Daron Acemoglu

Daron Acemoglu

Institute Professor of Economics at MIT

MIT economist and 2024 Nobel laureate. Leading voice on AI's impact on labor, wages, and inequality. Author of 'Why Nations Fail' and 'Power and Progress'.

research economics future-of-work policy

About Daron Acemoglu

Daron Acemoglu is the Elizabeth and James Killian Professor of Economics at MIT and a 2024 Nobel Prize laureate in Economics, awarded jointly with Simon Johnson and James Robinson for their research on how institutions shape economic prosperity. A Turkish-American economist who has taught at MIT since 1993, Acemoglu has become one of the most cited economists in the world and an increasingly important voice in debates about AI’s impact on society.

Acemoglu’s work on AI and labor is sharply contrarian to Silicon Valley consensus. While many AI leaders predict transformative GDP gains, Acemoglu estimates AI will increase US GDP by only 1.1% to 1.6% over the next decade — roughly a 0.05% annual productivity gain. His core argument is not that AI is unimportant, but that it is being deployed in the wrong direction: too much focus on automating workers out of jobs, too little on augmenting human capabilities. His research with Pascual Restrepo found that for every robot added per 1,000 workers in the US, wages declined by 0.42% and employment ratios dropped by 0.2 percentage points.

In his 2023 book “Power and Progress” (co-authored with Simon Johnson), Acemoglu traces a thousand years of technological change to argue that new technologies do not automatically benefit ordinary people — they do so only when society actively redirects innovation toward broad-based prosperity. Applied to AI, his prescription is clear: invest in AI tools that complement workers and extend human expertise, rather than simply replacing human labor with cheaper machine alternatives. His framework has made him a go-to critic for journalists, policymakers, and technologists seeking a rigorous counter-narrative to AI hype.

Career Highlights

  • MIT (1993-present): Institute Professor, Elizabeth and James Killian Professor of Economics
  • Nobel Prize in Economics (2024): With Simon Johnson and James Robinson
  • John Bates Clark Medal (2005): Awarded to the best economist under 40
  • “Why Nations Fail” (2012): Landmark book on institutions and prosperity
  • “Power and Progress” (2023): Book on technology, power, and inequality

Notable Positions

On AI and Productivity

Acemoglu pushes back on the AI hype cycle with data:

“We’re using it too much for automation and not enough for providing expertise and information to workers.”

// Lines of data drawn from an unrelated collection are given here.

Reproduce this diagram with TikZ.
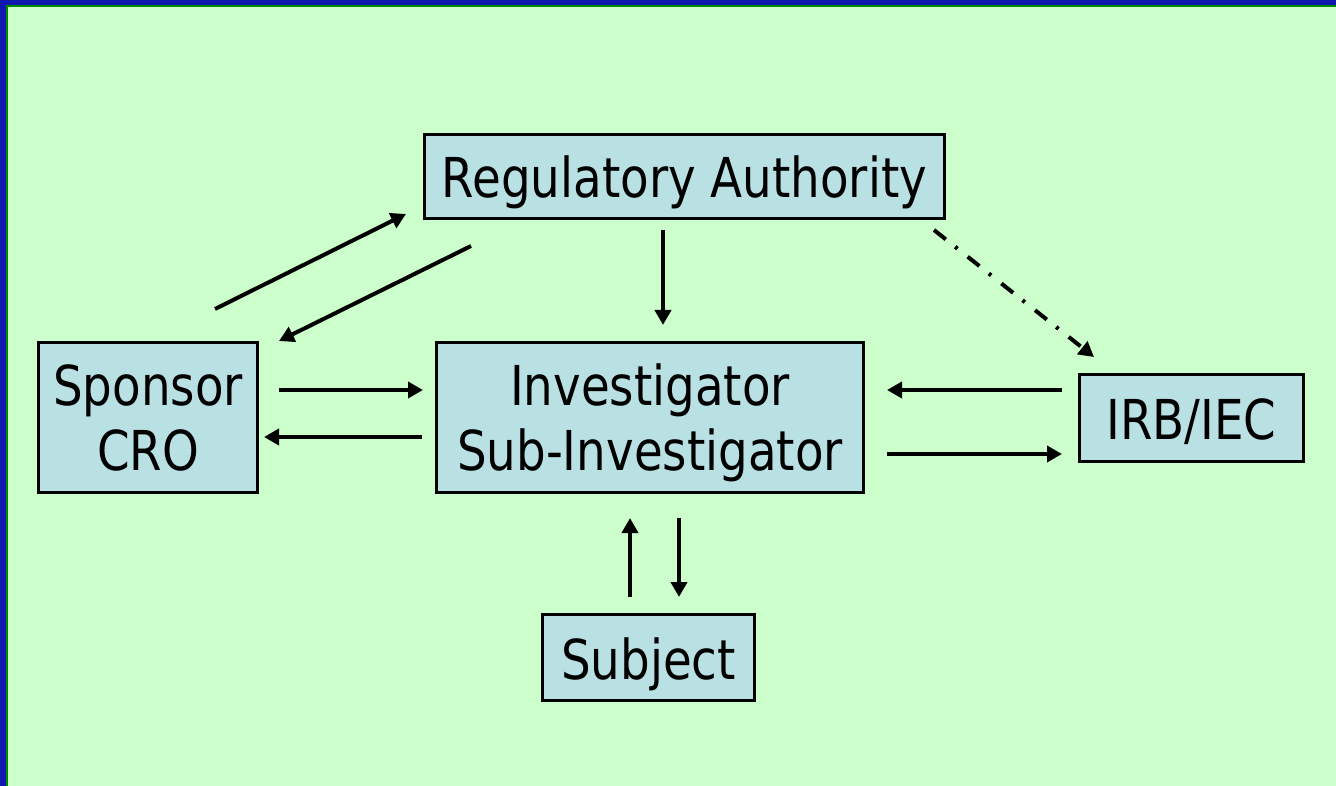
\documentclass[tikz,border=0pt]{standalone}
\usepackage{fontspec}
\setmainfont{DejaVu Sans}[FakeStretch=0.85]
\usetikzlibrary{arrows.meta}
\definecolor{bgc}{HTML}{CCFFCC}
\definecolor{boxc}{HTML}{B9E0E3}
\definecolor{frameblue}{HTML}{1018B0}
\definecolor{framegreen}{HTML}{008800}
\tikzset{
  box/.style={draw=black, line width=3.5pt, fill=boxc, inner sep=0pt, align=center,
    font=\fontsize{55}{65}\selectfont, text depth=0pt},
  onebox/.style={box, text height=43pt},
  conn/.style={line width=4pt, -{Triangle[length=15pt,width=16pt]}},
  dashdot/.style={conn, dash pattern=on 15pt off 12pt on 3pt off 13pt}
}
\begin{document}
\begin{tikzpicture}[x=1pt,y=-1pt]
\useasboundingbox (0,0) rectangle (1336,786);
\fill[frameblue] (0,0) rectangle (1336,786);
\fill[framegreen] (6,5) rectangle (1336,786);
\fill[bgc] (8,7) rectangle (1336,786);

\node[onebox, minimum width=520pt, minimum height=84pt] (reg) at (684.5,176.5) {Regulatory Authority};
\node[box, minimum width=219pt, minimum height=150pt] (spon) at (148,417.5) {Sponsor\\CRO};
\node[box, minimum width=427pt, minimum height=150pt] (inv) at (650,417.5) {Investigator\\Sub-Investigator};
\node[onebox, minimum width=224pt, minimum height=87pt] (irb) at (1191.5,418) {IRB/IEC};
\node[onebox, minimum width=212pt, minimum height=86pt] (subj) at (648.5,657.5) {Subject};

% arrow end points
\coordinate (sr1) at (215,309);  \coordinate (sr2) at (406,214);
\coordinate (rs1) at (471,246);  \coordinate (rs2) at (279,341);
\coordinate (ri1) at (663,230);  \coordinate (ri2) at (663,325);
\coordinate (rb1) at (934,230);  \coordinate (rb2) at (1094,357);
\coordinate (si1) at (279,390);  \coordinate (si2) at (423,390);
\coordinate (is1) at (422,437);  \coordinate (is2) at (264,437);
\coordinate (bi1) at (1062,390); \coordinate (bi2) at (887,390);
\coordinate (ib1) at (887,454);  \coordinate (ib2) at (1062,454);
\coordinate (su1) at (630,597);  \coordinate (su2) at (630,518);
\coordinate (us1) at (679,518);  \coordinate (us2) at (679,597);

\draw[conn] (sr1) -- (sr2);
\draw[conn] (rs1) -- (rs2);
\draw[conn] (ri1) -- (ri2);
\draw[dashdot] (rb1) -- (rb2);
\draw[conn] (si1) -- (si2);
\draw[conn] (is1) -- (is2);
\draw[conn] (bi1) -- (bi2);
\draw[conn] (ib1) -- (ib2);
\draw[conn] (su1) -- (su2);
\draw[conn] (us1) -- (us2);
\end{tikzpicture}
\end{document}
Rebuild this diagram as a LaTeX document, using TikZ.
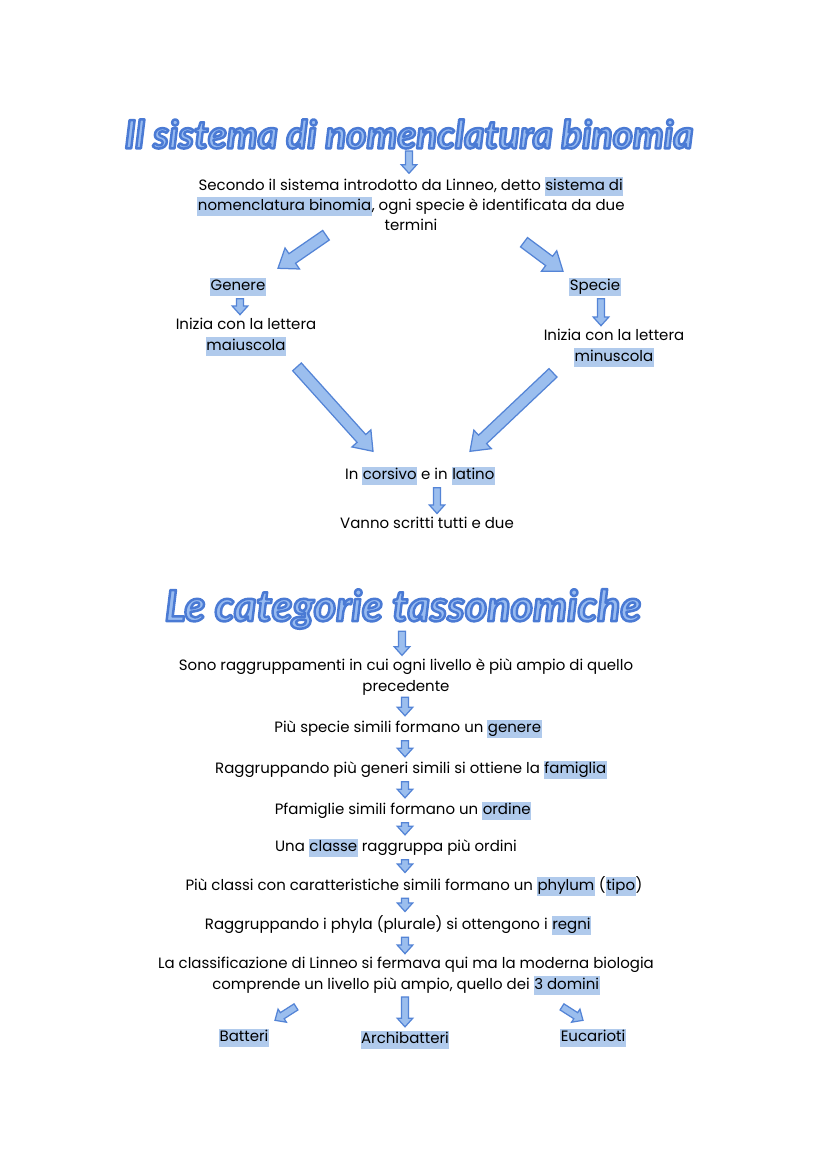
\documentclass[tikz,border=0pt]{standalone}
\usepackage{fontspec}
\setmainfont{Poppins}
\newfontfamily\titlefont{Lato}
\usepackage{xcolor}
\usetikzlibrary{calc}

\definecolor{hlblue}{RGB}{176,202,236}
\definecolor{arrowfill}{RGB}{155,190,238}
\definecolor{arrowline}{RGB}{84,132,214}
\definecolor{titlefill}{RGB}{152,187,240}

\newcommand{\hilite}[1]{{\setlength{\fboxsep}{0.4pt}\colorbox{hlblue}{\rule[-3.6pt]{0pt}{12.8pt}#1}}}
% text filled light blue and stroked dark blue
\newcommand{\outlined}[1]{\textcolor{titlefill}{\special{pdf:code 2 Tr 1.8 w 1 j 0.29 0.478 0.831 RG}#1\special{pdf:code 0 Tr}}}

\begin{document}
\begin{tikzpicture}[x=0.2536mm,y=-0.2536mm]
    \tikzstyle{txt} = [
      align=center,
      inner sep=0pt,
      font=\fontsize{10.8}{14.6}\selectfont,
    ]
    \tikzstyle{title} = [
      inner sep=0pt,
      font=\titlefont\bfseries\itshape\fontsize{28}{32}\selectfont,
    ]
    \tikzstyle{fat} = [
      fill=arrowfill,
      draw=arrowline,
      line width=0.9pt,
    ]

    \newcommand{\fatarrow}[5]{
      \coordinate (hb) at ($(#5)!#3!(#4)$);
      \draw[fat] ($(#4)!#1!90:(#5)$) -- ($(hb)!#1!90:(#5)$) -- ($(hb)!#2!90:(#5)$) -- (#5)
        -- ($(hb)!#2!-90:(#5)$) -- ($(hb)!#1!-90:(#5)$) -- ($(#4)!#1!-90:(#5)$) -- cycle;
    }
    \newcommand{\smallarrow}[2]{\fatarrow{2.6pt}{5.6pt}{6.2pt}{#1}{#2}}
    \newcommand{\bigarrow}[2]{\fatarrow{4.2pt}{9.2pt}{12.5pt}{#1}{#2}}
    % vertical arrow in column #1 from node #2 down to node #3
    \newcommand{\downstep}[3]{
      \coordinate (from) at ([yshift=-1.5pt] #2.south -| #1);
      \coordinate (to) at ([yshift=2.5pt] #3.north -| #1);
      \smallarrow{from}{to}
    }

    \fill[white] (0,0) rectangle (828,1169);
    \useasboundingbox (0,0) rectangle (828,1169);

    \coordinate (colA) at (409,0);
    \coordinate (colG) at (240,0);
    \coordinate (colS) at (601,0);
    \coordinate (colC) at (437,0);
    \coordinate (colT) at (402,0);
    \coordinate (colM) at (405,0);

    % first part
    \node[title] (title1) at (409,134) {\outlined{Il sistema di nomenclatura binomia}};
    \node[txt] (intro) at (411,204) {Secondo il sistema introdotto da Linneo, detto \hilite{sistema di}\\
      \hilite{nomenclatura binomia}, ogni specie è identificata da due\\ termini};
    \node[txt] (genere) at (238,287) {\hilite{Genere}};
    \node[txt] (specie) at (595,287) {\hilite{Specie}};
    \node[txt] (maiusc) at (246,337) {Inizia con la lettera\\ \hilite{maiuscola}};
    \node[txt] (minusc) at (614,348) {Inizia con la lettera\\ \hilite{minuscola}};
    \node[txt] (corsivo) at (420,476) {In \hilite{corsivo} e in \hilite{latino}};
    \node[txt] (vanno) at (427,523) {Vanno scritti tutti e due};

    \downstep{colA}{title1}{intro}
    \bigarrow{$(intro.south)+(-85,4)$}{$(genere.north)+(40,-9)$}
    \bigarrow{$(intro.south)+(113,11)$}{$(specie.north)+(-32,-6)$}
    \downstep{colG}{genere}{maiusc}
    \downstep{colS}{specie}{minusc}
    \bigarrow{$(maiusc.south)+(51,11)$}{$(corsivo.north)+(-47,-15)$}
    \bigarrow{$(minusc.south)+(-61,6)$}{$(corsivo.north)+(50,-15)$}
    \downstep{colC}{corsivo}{vanno}

    % second part
    \node[title,font=\titlefont\bfseries\itshape\fontsize{31}{35}\selectfont] (title2) at (403,609) {\outlined{Le categorie tassonomiche}};
    \node[txt] (sono) at (406,677) {Sono raggruppamenti in cui ogni livello è più ampio di quello\\ precedente};
    \node[txt] (piu) at (408,729) {Più specie simili formano un \hilite{genere}};
    \node[txt] (ragg) at (411,770) {Raggruppando più generi simili si ottiene la \hilite{famiglia}};
    \node[txt] (pfam) at (403,811) {Pfamiglie simili formano un \hilite{ordine}};
    \node[txt] (una) at (396,848) {Una \hilite{classe} raggruppa più ordini};
    \node[txt] (classi) at (414,886) {Più classi con caratteristiche simili formano un \hilite{phylum} (\hilite{tipo})};
    \node[txt] (phyla) at (398,925) {Raggruppando i phyla (plurale) si ottengono i \hilite{regni}};
    \node[txt] (linneo) at (406,976) {La classificazione di Linneo si fermava qui ma la moderna biologia\\
      comprende un livello più ampio, quello dei \hilite{3 domini}};
    \node[txt] (batteri) at (244,1038) {\hilite{Batteri}};
    \node[txt] (archi) at (405,1040) {\hilite{Archibatteri}};
    \node[txt] (euca) at (593,1038) {\hilite{Eucarioti}};

    \downstep{colT}{title2}{sono}
    \downstep{colM}{sono}{piu}
    \downstep{colM}{piu}{ragg}
    \downstep{colM}{ragg}{pfam}
    \downstep{colM}{pfam}{una}
    \downstep{colM}{una}{classi}
    \downstep{colM}{classi}{phyla}
    \downstep{colM}{phyla}{linneo}
    \smallarrow{$(linneo.south)+(-110,12)$}{$(batteri.north)+(31,-8)$}
    \downstep{colM}{linneo}{archi}
    \smallarrow{$(linneo.south)+(156,12)$}{$(euca.north)+(-10,-8)$}
\end{tikzpicture}
\end{document}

On the Direction of Innovation

The problem is not AI itself, but how it is being deployed:

“New technologies do not automatically benefit ordinary people. Throughout history, the gains from technology have depended on whether society redirects innovation toward broad-based prosperity.”

On Measured Impact

Against predictions of AI doubling GDP growth, Acemoglu expects modest gains:

AI will likely increase US GDP by 1.1% to 1.6% over the next decade, a roughly 0.05% annual productivity gain — far less than Silicon Valley projects.

Key Quotes

  • “Too much automation, not enough augmentation.”
  • “Technology does not automatically benefit ordinary people.”
  • “1.1% to 1.6% GDP increase over 10 years.”